The ConfidenceEngine calculates how statistically certain ModelDoctor is that a specific issue exists within the model.

Confidence Calculation

When a Doctor finishes examining the EvaluationContext, it passes its collected evidence list to the ConfidenceEngine.

The engine calculates a confidence_score (float 0.0 - 1.0) based on: 1. Evidence Volume: The number of independent signals collected. 2. Evidence Weight: The categorical weights (Low to Very High) assigned to those signals. 3. Normalized Scores: The severity of the threshold violations.

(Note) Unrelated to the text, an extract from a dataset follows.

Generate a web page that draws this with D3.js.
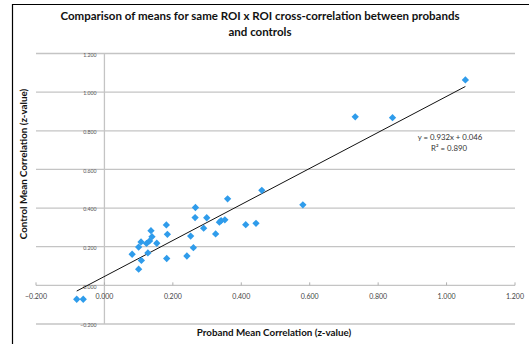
<!DOCTYPE html>
<html><head><meta charset="utf-8">
<script src="https://cdn.jsdelivr.net/npm/d3@7"></script>
<style>html,body{margin:0;padding:0;background:#fff;}svg{display:block;}</style>
</head><body>
<script>
const proband = [-0.081,-0.062,0.081,0.100,0.107,0.123,0.132,0.136,0.139,0.153,0.100,0.108,0.127,0.181,0.184,0.182,0.241,0.252,0.260,0.266,0.265,0.299,0.290,0.325,0.336,0.341,0.352,0.360,0.413,0.443,0.460,0.580,0.733,0.842,1.055];
const control = [-0.072,-0.072,0.161,0.198,0.225,0.217,0.230,0.283,0.252,0.218,0.084,0.129,0.168,0.313,0.264,0.139,0.152,0.255,0.195,0.403,0.351,0.350,0.296,0.266,0.327,0.335,0.339,0.448,0.314,0.321,0.492,0.417,0.872,0.868,1.063];
const xTicks = [-0.2,0,0.2,0.4,0.6,0.8,1.0,1.2];
const yTicks = [-0.2,0,0.2,0.4,0.6,0.8,1.0,1.2];
const slope = 0.932, intercept = 0.046;
const eqLabel = "y = 0.932x + 0.046";
const r2Label = "R² = 0.890";
const title1 = "Comparison of means for same ROI x ROI cross-correlation between probands";
const title2 = "and controls";
const xTitle = "Proband Mean Correlation (z-value)";
const yTitle = "Control Mean Correlation (z-value)";

const W = 529, H = 344;
const svg = d3.select("body").append("svg").attr("width", W).attr("height", H);
const x = d3.scaleLinear().domain([-0.2, 1.2]).range([36, 515]);
const y = d3.scaleLinear().domain([-0.2, 1.2]).range([324, 53.5]);
const FONT = "Lato, 'Open Sans', sans-serif";

// frame
svg.append("line").attr("x1", 12.5).attr("x2", 12.5).attr("y1", 4).attr("y2", H).attr("stroke", "#000").attr("stroke-width", 1.2);
svg.append("line").attr("x1", 12).attr("x2", W).attr("y1", 4.5).attr("y2", 4.5).attr("stroke", "#000").attr("stroke-width", 1.2);

// horizontal gridlines
svg.append("g").selectAll("line").data(yTicks).join("line")
  .attr("x1", x(-0.2)).attr("x2", x(1.2))
  .attr("y1", d => y(d)).attr("y2", d => y(d))
  .attr("stroke", "#c4c4c4").attr("stroke-width", 1.3);

// vertical axis at x=0
svg.append("line").attr("x1", x(0)).attr("x2", x(0)).attr("y1", y(1.2)).attr("y2", y(-0.2))
  .attr("stroke", "#c4c4c4").attr("stroke-width", 1.3);

// x axis ticks on y=0 line
svg.append("g").selectAll("line").data(xTicks).join("line")
  .attr("x1", d => x(d)).attr("x2", d => x(d))
  .attr("y1", y(0)).attr("y2", y(0) - 3)
  .attr("stroke", "#b0b0b0").attr("stroke-width", 1);

// y tick labels
svg.append("g").selectAll("text").data(yTicks).join("text")
  .attr("x", x(0) - 8).attr("y", d => y(d) + 2)
  .attr("text-anchor", "end").attr("dominant-baseline", "middle")
  .attr("font-family", FONT).attr("font-size", 5.2).attr("fill", "#555")
  .text(d => d3.format(".3f")(d));

// x tick labels
svg.append("g").selectAll("text").data(xTicks).join("text")
  .attr("x", d => x(d)).attr("y", 297.5)
  .attr("text-anchor", "middle").attr("dominant-baseline", "middle")
  .attr("font-family", FONT).attr("font-size", 7).attr("fill", "#444")
  .text(d => d3.format(".3f")(d));

// trendline
const x0 = d3.min(proband), x1 = d3.max(proband);
svg.append("line")
  .attr("x1", x(x0)).attr("y1", y(slope * x0 + intercept))
  .attr("x2", x(x1)).attr("y2", y(slope * x1 + intercept))
  .attr("stroke", "#111").attr("stroke-width", 1);

// points
const pts = proband.map((v, i) => [v, control[i]]);
svg.append("g").selectAll("path").data(pts).join("path")
  .attr("d", d3.symbol().type(d3.symbolDiamond2).size(34))
  .attr("transform", d => `translate(${x(d[0])},${y(d[1])})`)
  .attr("fill", "#2f9ceb");

// equation
svg.append("text").attr("x", 450).attr("y", 138).attr("text-anchor", "middle").attr("dominant-baseline", "middle")
  .attr("font-family", FONT).attr("font-size", 7.8).attr("fill", "#333").text(eqLabel);
svg.append("text").attr("x", 449).attr("y", 149).attr("text-anchor", "middle").attr("dominant-baseline", "middle")
  .attr("font-family", FONT).attr("font-size", 7.8).attr("fill", "#333").text(r2Label);

// titles
svg.append("text").attr("x", 260).attr("y", 17).attr("text-anchor", "middle").attr("dominant-baseline", "middle")
  .attr("font-family", FONT).attr("font-weight", "bold").attr("font-size", 11.5).attr("fill", "#111").text(title1);
svg.append("text").attr("x", 260).attr("y", 33).attr("text-anchor", "middle").attr("dominant-baseline", "middle")
  .attr("font-family", FONT).attr("font-weight", "bold").attr("font-size", 11.5).attr("fill", "#111").text(title2);
svg.append("text").attr("x", 274).attr("y", 333).attr("text-anchor", "middle").attr("dominant-baseline", "middle")
  .attr("font-family", FONT).attr("font-weight", "bold").attr("font-size", 9.8).attr("fill", "#111").text(xTitle);
svg.append("text").attr("transform", "translate(24,164) rotate(-90)").attr("text-anchor", "middle").attr("dominant-baseline", "middle")
  .attr("font-family", FONT).attr("font-weight", "bold").attr("font-size", 9.8).attr("fill", "#111").text(yTitle);
</script>
</body></html>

This continuous score is then bucketed into a standard categorical Confidence enum: - Confidence.LOW - Confidence.MEDIUM - Confidence.HIGH

Confidence vs. Risk vs. Severity

It is crucial to understand the distinction between these three concepts in ModelDoctor:

  • Confidence: How sure are we that this phenomenon is occurring? (e.g., "I am highly confident the training dataset has missing values.")
  • Risk: How dangerous is this phenomenon to the application? (e.g., "The missing value ratio is 1%, so the risk is Low.")
  • Severity: The final categorisation used for alerts and UI (INFO, WARNING, CRITICAL), derived from Risk.

Why separate Confidence from Risk?

Consider a model that exhibits a 0.01 gap between training and testing accuracy. - Because we have thousands of cross-validation samples proving this gap exists, our Confidence in the gap is HIGH. - However, a 0.01 gap is completely normal and healthy. Therefore, the Risk is LOW.

By separating these concepts, ModelDoctor avoids throwing false-positive critical alerts for phenomena that are statistically certain but practically harmless.